All the data below goes into the copy word for word, but the pictures don't.

Information shown =

start

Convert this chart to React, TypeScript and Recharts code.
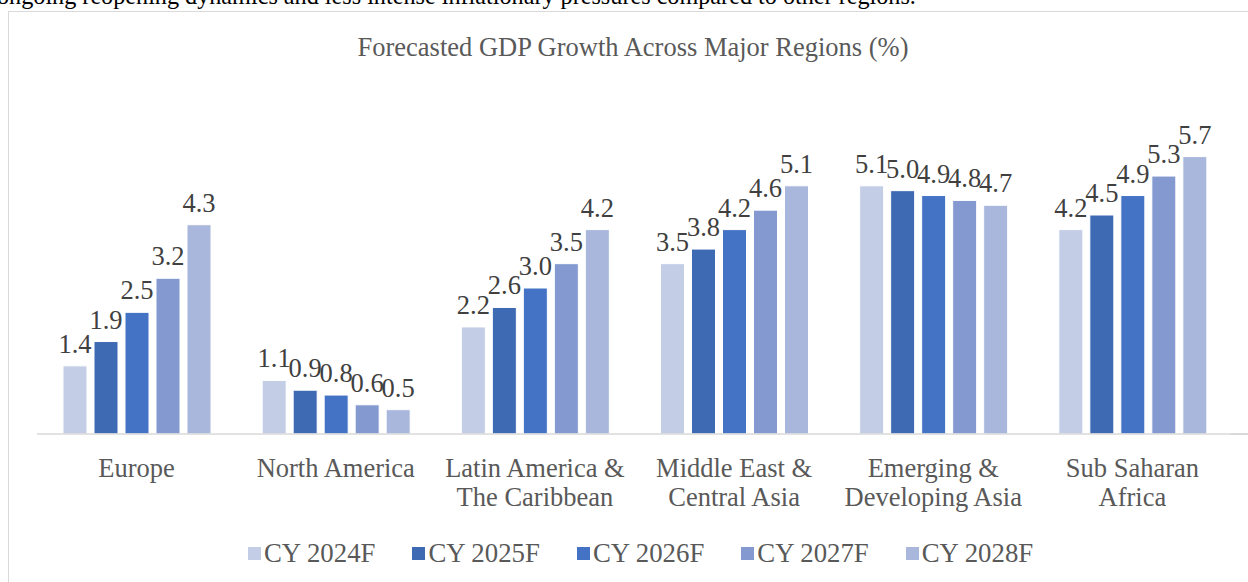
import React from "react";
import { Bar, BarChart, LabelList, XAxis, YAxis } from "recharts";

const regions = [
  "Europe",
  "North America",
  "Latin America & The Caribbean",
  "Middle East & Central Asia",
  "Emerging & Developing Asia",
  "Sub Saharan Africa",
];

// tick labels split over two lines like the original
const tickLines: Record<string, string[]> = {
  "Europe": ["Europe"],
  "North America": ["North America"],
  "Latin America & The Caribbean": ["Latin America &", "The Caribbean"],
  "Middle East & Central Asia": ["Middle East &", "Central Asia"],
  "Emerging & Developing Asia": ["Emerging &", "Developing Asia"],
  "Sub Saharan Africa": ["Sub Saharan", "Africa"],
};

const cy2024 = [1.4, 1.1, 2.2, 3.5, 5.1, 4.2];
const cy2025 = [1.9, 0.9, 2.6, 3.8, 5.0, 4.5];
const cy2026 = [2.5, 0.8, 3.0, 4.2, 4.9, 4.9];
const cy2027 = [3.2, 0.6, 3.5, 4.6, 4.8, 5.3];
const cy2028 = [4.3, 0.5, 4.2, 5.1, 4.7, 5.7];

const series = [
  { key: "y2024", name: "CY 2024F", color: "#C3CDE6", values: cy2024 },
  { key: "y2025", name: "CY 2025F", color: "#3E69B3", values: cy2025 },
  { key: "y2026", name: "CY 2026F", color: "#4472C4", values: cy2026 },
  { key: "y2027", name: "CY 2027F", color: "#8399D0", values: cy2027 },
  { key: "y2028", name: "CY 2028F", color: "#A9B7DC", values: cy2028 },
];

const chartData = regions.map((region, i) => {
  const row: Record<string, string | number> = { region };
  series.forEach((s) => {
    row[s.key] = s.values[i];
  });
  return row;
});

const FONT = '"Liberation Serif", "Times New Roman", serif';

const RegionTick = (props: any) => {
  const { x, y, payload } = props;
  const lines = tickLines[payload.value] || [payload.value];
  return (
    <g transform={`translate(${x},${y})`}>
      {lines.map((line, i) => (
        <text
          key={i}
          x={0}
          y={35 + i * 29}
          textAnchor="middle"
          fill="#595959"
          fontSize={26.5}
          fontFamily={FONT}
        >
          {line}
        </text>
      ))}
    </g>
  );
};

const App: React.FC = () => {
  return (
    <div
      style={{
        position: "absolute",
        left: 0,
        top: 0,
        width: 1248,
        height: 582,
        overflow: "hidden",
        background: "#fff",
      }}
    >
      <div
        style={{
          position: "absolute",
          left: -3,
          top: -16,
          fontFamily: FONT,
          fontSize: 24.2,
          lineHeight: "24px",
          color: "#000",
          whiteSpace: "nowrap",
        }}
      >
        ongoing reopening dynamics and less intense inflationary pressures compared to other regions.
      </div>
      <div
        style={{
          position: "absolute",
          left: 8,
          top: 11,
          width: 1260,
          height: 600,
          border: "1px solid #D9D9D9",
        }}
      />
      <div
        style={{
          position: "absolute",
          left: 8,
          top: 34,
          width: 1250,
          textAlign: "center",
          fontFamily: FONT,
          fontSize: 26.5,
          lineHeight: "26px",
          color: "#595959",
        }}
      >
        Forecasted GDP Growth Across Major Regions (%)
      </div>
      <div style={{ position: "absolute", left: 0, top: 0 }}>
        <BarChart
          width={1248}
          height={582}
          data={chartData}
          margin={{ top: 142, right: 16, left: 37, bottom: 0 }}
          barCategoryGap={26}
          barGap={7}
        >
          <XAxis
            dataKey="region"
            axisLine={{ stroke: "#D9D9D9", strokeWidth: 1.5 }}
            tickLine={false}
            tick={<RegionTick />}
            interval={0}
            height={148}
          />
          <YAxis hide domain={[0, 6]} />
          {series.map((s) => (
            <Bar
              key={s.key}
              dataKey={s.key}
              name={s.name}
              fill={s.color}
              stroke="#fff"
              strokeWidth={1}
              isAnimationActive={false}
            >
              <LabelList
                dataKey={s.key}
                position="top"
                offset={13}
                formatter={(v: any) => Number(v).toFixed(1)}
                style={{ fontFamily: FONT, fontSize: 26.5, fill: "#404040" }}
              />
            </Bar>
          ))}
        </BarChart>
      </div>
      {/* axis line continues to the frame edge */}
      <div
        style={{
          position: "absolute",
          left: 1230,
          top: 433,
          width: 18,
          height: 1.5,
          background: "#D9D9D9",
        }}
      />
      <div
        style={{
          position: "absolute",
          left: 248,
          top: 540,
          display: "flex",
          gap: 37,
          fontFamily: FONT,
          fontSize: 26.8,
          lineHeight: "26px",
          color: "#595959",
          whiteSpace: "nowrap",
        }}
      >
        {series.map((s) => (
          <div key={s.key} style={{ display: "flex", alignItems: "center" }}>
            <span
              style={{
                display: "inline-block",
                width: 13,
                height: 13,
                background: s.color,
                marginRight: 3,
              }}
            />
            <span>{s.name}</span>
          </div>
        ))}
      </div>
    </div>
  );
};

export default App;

end

Task output =
Convert this chart to React, TypeScript and Recharts code.
import React from "react";
import { Bar, BarChart, LabelList, XAxis, YAxis } from "recharts";

const regions = [
  "Europe",
  "North America",
  "Latin America & The Caribbean",
  "Middle East & Central Asia",
  "Emerging & Developing Asia",
  "Sub Saharan Africa",
];

// tick labels split over two lines like the original
const tickLines: Record<string, string[]> = {
  "Europe": ["Europe"],
  "North America": ["North America"],
  "Latin America & The Caribbean": ["Latin America &", "The Caribbean"],
  "Middle East & Central Asia": ["Middle East &", "Central Asia"],
  "Emerging & Developing Asia": ["Emerging &", "Developing Asia"],
  "Sub Saharan Africa": ["Sub Saharan", "Africa"],
};

const cy2024 = [1.4, 1.1, 2.2, 3.5, 5.1, 4.2];
const cy2025 = [1.9, 0.9, 2.6, 3.8, 5.0, 4.5];
const cy2026 = [2.5, 0.8, 3.0, 4.2, 4.9, 4.9];
const cy2027 = [3.2, 0.6, 3.5, 4.6, 4.8, 5.3];
const cy2028 = [4.3, 0.5, 4.2, 5.1, 4.7, 5.7];

const series = [
  { key: "y2024", name: "CY 2024F", color: "#C3CDE6", values: cy2024 },
  { key: "y2025", name: "CY 2025F", color: "#3E69B3", values: cy2025 },
  { key: "y2026", name: "CY 2026F", color: "#4472C4", values: cy2026 },
  { key: "y2027", name: "CY 2027F", color: "#8399D0", values: cy2027 },
  { key: "y2028", name: "CY 2028F", color: "#A9B7DC", values: cy2028 },
];

const chartData = regions.map((region, i) => {
  const row: Record<string, string | number> = { region };
  series.forEach((s) => {
    row[s.key] = s.values[i];
  });
  return row;
});

const FONT = '"Liberation Serif", "Times New Roman", serif';

const RegionTick = (props: any) => {
  const { x, y, payload } = props;
  const lines = tickLines[payload.value] || [payload.value];
  return (
    <g transform={`translate(${x},${y})`}>
      {lines.map((line, i) => (
        <text
          key={i}
          x={0}
          y={35 + i * 29}
          textAnchor="middle"
          fill="#595959"
          fontSize={26.5}
          fontFamily={FONT}
        >
          {line}
        </text>
      ))}
    </g>
  );
};

const App: React.FC = () => {
  return (
    <div
      style={{
        position: "absolute",
        left: 0,
        top: 0,
        width: 1248,
        height: 582,
        overflow: "hidden",
        background: "#fff",
      }}
    >
      <div
        style={{
          position: "absolute",
          left: -3,
          top: -16,
          fontFamily: FONT,
          fontSize: 24.2,
          lineHeight: "24px",
          color: "#000",
          whiteSpace: "nowrap",
        }}
      >
        ongoing reopening dynamics and less intense inflationary pressures compared to other regions.
      </div>
      <div
        style={{
          position: "absolute",
          left: 8,
          top: 11,
          width: 1260,
          height: 600,
          border: "1px solid #D9D9D9",
        }}
      />
      <div
        style={{
          position: "absolute",
          left: 8,
          top: 34,
          width: 1250,
          textAlign: "center",
          fontFamily: FONT,
          fontSize: 26.5,
          lineHeight: "26px",
          color: "#595959",
        }}
      >
        Forecasted GDP Growth Across Major Regions (%)
      </div>
      <div style={{ position: "absolute", left: 0, top: 0 }}>
        <BarChart
          width={1248}
          height={582}
          data={chartData}
          margin={{ top: 142, right: 16, left: 37, bottom: 0 }}
          barCategoryGap={26}
          barGap={7}
        >
          <XAxis
            dataKey="region"
            axisLine={{ stroke: "#D9D9D9", strokeWidth: 1.5 }}
            tickLine={false}
            tick={<RegionTick />}
            interval={0}
            height={148}
          />
          <YAxis hide domain={[0, 6]} />
          {series.map((s) => (
            <Bar
              key={s.key}
              dataKey={s.key}
              name={s.name}
              fill={s.color}
              stroke="#fff"
              strokeWidth={1}
              isAnimationActive={false}
            >
              <LabelList
                dataKey={s.key}
                position="top"
                offset={13}
                formatter={(v: any) => Number(v).toFixed(1)}
                style={{ fontFamily: FONT, fontSize: 26.5, fill: "#404040" }}
              />
            </Bar>
          ))}
        </BarChart>
      </div>
      {/* axis line continues to the frame edge */}
      <div
        style={{
          position: "absolute",
          left: 1230,
          top: 433,
          width: 18,
          height: 1.5,
          background: "#D9D9D9",
        }}
      />
      <div
        style={{
          position: "absolute",
          left: 248,
          top: 540,
          display: "flex",
          gap: 37,
          fontFamily: FONT,
          fontSize: 26.8,
          lineHeight: "26px",
          color: "#595959",
          whiteSpace: "nowrap",
        }}
      >
        {series.map((s) => (
          <div key={s.key} style={{ display: "flex", alignItems: "center" }}>
            <span
              style={{
                display: "inline-block",
                width: 13,
                height: 13,
                background: s.color,
                marginRight: 3,
              }}
            />
            <span>{s.name}</span>
          </div>
        ))}
      </div>
    </div>
  );
};

export default App;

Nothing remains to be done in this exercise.